_COLLECTED MATERIAL_
****************
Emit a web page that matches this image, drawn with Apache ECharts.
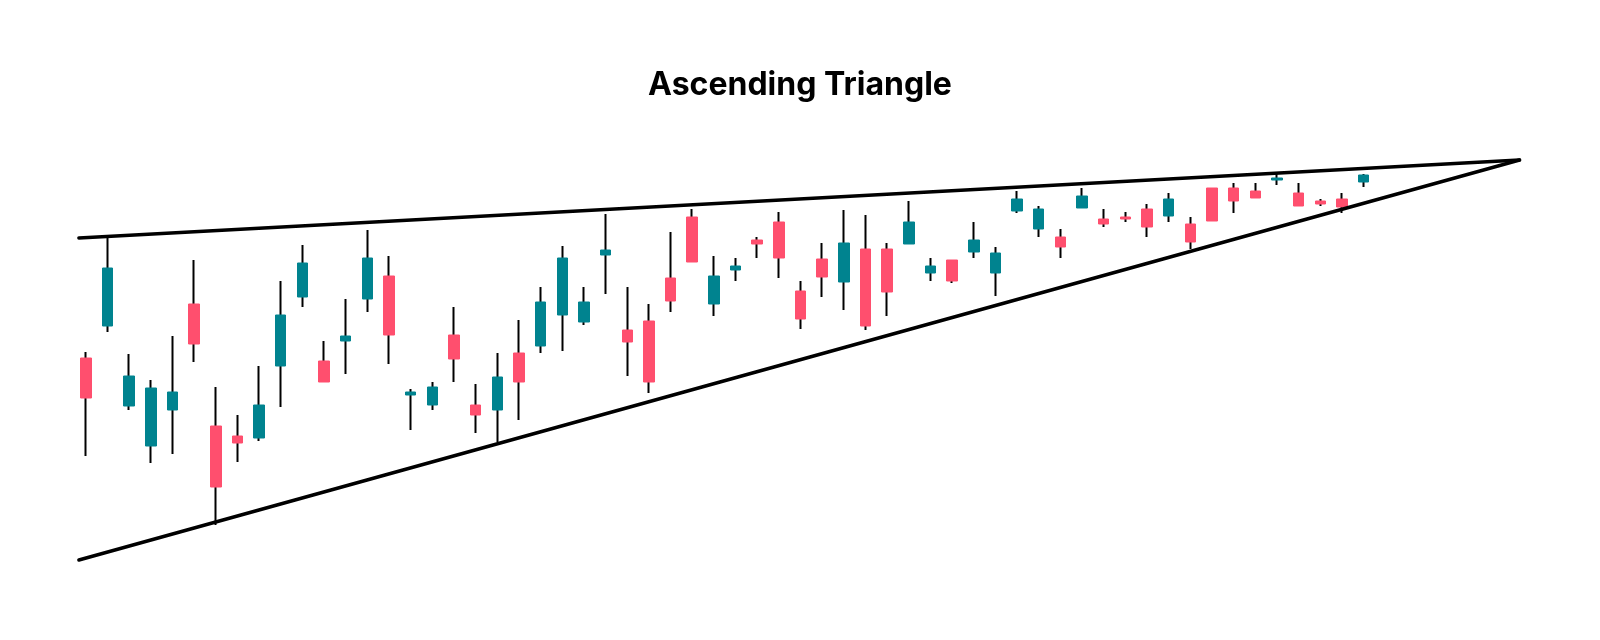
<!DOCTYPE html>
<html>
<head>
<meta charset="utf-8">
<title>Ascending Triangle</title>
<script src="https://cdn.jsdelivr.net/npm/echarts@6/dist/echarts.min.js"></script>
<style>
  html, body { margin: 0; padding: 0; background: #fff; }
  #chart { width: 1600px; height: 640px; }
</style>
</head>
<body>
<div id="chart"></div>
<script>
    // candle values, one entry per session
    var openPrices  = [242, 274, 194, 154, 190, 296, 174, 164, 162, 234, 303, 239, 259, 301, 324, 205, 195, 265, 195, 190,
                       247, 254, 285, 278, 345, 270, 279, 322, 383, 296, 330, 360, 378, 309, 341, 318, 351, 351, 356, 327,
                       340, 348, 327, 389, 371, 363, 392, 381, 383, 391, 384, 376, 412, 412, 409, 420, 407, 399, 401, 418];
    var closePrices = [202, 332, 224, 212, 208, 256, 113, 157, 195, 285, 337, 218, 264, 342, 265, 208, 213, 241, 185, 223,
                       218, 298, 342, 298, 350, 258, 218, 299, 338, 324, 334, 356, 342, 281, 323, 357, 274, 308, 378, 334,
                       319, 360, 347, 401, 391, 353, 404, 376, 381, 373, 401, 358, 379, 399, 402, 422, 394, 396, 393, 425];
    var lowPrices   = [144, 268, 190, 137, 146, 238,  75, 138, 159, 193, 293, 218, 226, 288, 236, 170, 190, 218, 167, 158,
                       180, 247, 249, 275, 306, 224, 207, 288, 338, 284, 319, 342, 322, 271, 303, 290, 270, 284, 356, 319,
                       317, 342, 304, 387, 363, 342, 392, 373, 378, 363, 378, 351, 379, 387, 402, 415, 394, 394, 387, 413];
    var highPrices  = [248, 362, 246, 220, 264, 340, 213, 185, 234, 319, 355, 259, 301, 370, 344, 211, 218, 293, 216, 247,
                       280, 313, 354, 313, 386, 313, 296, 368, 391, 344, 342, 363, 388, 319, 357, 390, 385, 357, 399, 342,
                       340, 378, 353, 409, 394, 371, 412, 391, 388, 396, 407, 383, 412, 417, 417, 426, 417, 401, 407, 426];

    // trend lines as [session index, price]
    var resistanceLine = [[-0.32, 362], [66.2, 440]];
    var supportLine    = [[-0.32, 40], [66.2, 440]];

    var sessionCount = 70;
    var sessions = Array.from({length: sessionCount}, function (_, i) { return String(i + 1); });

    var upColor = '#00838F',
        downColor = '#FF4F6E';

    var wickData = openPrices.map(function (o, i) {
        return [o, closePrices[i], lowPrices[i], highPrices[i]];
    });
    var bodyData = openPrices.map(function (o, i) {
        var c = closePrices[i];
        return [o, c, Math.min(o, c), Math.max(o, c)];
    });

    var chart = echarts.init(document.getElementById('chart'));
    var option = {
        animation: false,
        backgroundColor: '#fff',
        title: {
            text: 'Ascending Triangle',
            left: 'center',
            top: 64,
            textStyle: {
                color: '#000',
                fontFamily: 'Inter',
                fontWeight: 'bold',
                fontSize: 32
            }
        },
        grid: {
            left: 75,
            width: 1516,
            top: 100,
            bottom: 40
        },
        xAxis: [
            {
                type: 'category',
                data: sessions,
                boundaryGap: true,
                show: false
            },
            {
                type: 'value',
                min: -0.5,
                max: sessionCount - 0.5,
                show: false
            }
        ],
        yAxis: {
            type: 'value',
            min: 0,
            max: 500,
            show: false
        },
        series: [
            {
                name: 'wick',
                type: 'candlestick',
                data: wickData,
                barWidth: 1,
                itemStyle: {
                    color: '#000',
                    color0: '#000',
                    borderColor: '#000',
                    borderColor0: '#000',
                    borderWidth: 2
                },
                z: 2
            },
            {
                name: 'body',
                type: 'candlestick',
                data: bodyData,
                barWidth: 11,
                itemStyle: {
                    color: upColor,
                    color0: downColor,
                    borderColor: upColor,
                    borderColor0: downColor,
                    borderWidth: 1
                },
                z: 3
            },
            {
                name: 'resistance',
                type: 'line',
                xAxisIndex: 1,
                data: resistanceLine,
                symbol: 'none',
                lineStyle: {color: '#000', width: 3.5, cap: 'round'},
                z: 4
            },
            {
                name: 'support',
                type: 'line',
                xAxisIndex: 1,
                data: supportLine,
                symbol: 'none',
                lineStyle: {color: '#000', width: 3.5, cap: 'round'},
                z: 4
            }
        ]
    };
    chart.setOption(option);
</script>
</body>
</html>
****************
_AIM OF THE EXERCISE_
Copy every line above word for word and exclude the pictures.

_OUTPUT FOR THIS TASK_
Emit a web page that matches this image, drawn with Apache ECharts.
<!DOCTYPE html>
<html>
<head>
<meta charset="utf-8">
<title>Ascending Triangle</title>
<script src="https://cdn.jsdelivr.net/npm/echarts@6/dist/echarts.min.js"></script>
<style>
  html, body { margin: 0; padding: 0; background: #fff; }
  #chart { width: 1600px; height: 640px; }
</style>
</head>
<body>
<div id="chart"></div>
<script>
    // candle values, one entry per session
    var openPrices  = [242, 274, 194, 154, 190, 296, 174, 164, 162, 234, 303, 239, 259, 301, 324, 205, 195, 265, 195, 190,
                       247, 254, 285, 278, 345, 270, 279, 322, 383, 296, 330, 360, 378, 309, 341, 318, 351, 351, 356, 327,
                       340, 348, 327, 389, 371, 363, 392, 381, 383, 391, 384, 376, 412, 412, 409, 420, 407, 399, 401, 418];
    var closePrices = [202, 332, 224, 212, 208, 256, 113, 157, 195, 285, 337, 218, 264, 342, 265, 208, 213, 241, 185, 223,
                       218, 298, 342, 298, 350, 258, 218, 299, 338, 324, 334, 356, 342, 281, 323, 357, 274, 308, 378, 334,
                       319, 360, 347, 401, 391, 353, 404, 376, 381, 373, 401, 358, 379, 399, 402, 422, 394, 396, 393, 425];
    var lowPrices   = [144, 268, 190, 137, 146, 238,  75, 138, 159, 193, 293, 218, 226, 288, 236, 170, 190, 218, 167, 158,
                       180, 247, 249, 275, 306, 224, 207, 288, 338, 284, 319, 342, 322, 271, 303, 290, 270, 284, 356, 319,
                       317, 342, 304, 387, 363, 342, 392, 373, 378, 363, 378, 351, 379, 387, 402, 415, 394, 394, 387, 413];
    var highPrices  = [248, 362, 246, 220, 264, 340, 213, 185, 234, 319, 355, 259, 301, 370, 344, 211, 218, 293, 216, 247,
                       280, 313, 354, 313, 386, 313, 296, 368, 391, 344, 342, 363, 388, 319, 357, 390, 385, 357, 399, 342,
                       340, 378, 353, 409, 394, 371, 412, 391, 388, 396, 407, 383, 412, 417, 417, 426, 417, 401, 407, 426];

    // trend lines as [session index, price]
    var resistanceLine = [[-0.32, 362], [66.2, 440]];
    var supportLine    = [[-0.32, 40], [66.2, 440]];

    var sessionCount = 70;
    var sessions = Array.from({length: sessionCount}, function (_, i) { return String(i + 1); });

    var upColor = '#00838F',
        downColor = '#FF4F6E';

    var wickData = openPrices.map(function (o, i) {
        return [o, closePrices[i], lowPrices[i], highPrices[i]];
    });
    var bodyData = openPrices.map(function (o, i) {
        var c = closePrices[i];
        return [o, c, Math.min(o, c), Math.max(o, c)];
    });

    var chart = echarts.init(document.getElementById('chart'));
    var option = {
        animation: false,
        backgroundColor: '#fff',
        title: {
            text: 'Ascending Triangle',
            left: 'center',
            top: 64,
            textStyle: {
                color: '#000',
                fontFamily: 'Inter',
                fontWeight: 'bold',
                fontSize: 32
            }
        },
        grid: {
            left: 75,
            width: 1516,
            top: 100,
            bottom: 40
        },
        xAxis: [
            {
                type: 'category',
                data: sessions,
                boundaryGap: true,
                show: false
            },
            {
                type: 'value',
                min: -0.5,
                max: sessionCount - 0.5,
                show: false
            }
        ],
        yAxis: {
            type: 'value',
            min: 0,
            max: 500,
            show: false
        },
        series: [
            {
                name: 'wick',
                type: 'candlestick',
                data: wickData,
                barWidth: 1,
                itemStyle: {
                    color: '#000',
                    color0: '#000',
                    borderColor: '#000',
                    borderColor0: '#000',
                    borderWidth: 2
                },
                z: 2
            },
            {
                name: 'body',
                type: 'candlestick',
                data: bodyData,
                barWidth: 11,
                itemStyle: {
                    color: upColor,
                    color0: downColor,
                    borderColor: upColor,
                    borderColor0: downColor,
                    borderWidth: 1
                },
                z: 3
            },
            {
                name: 'resistance',
                type: 'line',
                xAxisIndex: 1,
                data: resistanceLine,
                symbol: 'none',
                lineStyle: {color: '#000', width: 3.5, cap: 'round'},
                z: 4
            },
            {
                name: 'support',
                type: 'line',
                xAxisIndex: 1,
                data: supportLine,
                symbol: 'none',
                lineStyle: {color: '#000', width: 3.5, cap: 'round'},
                z: 4
            }
        ]
    };
    chart.setOption(option);
</script>
</body>
</html>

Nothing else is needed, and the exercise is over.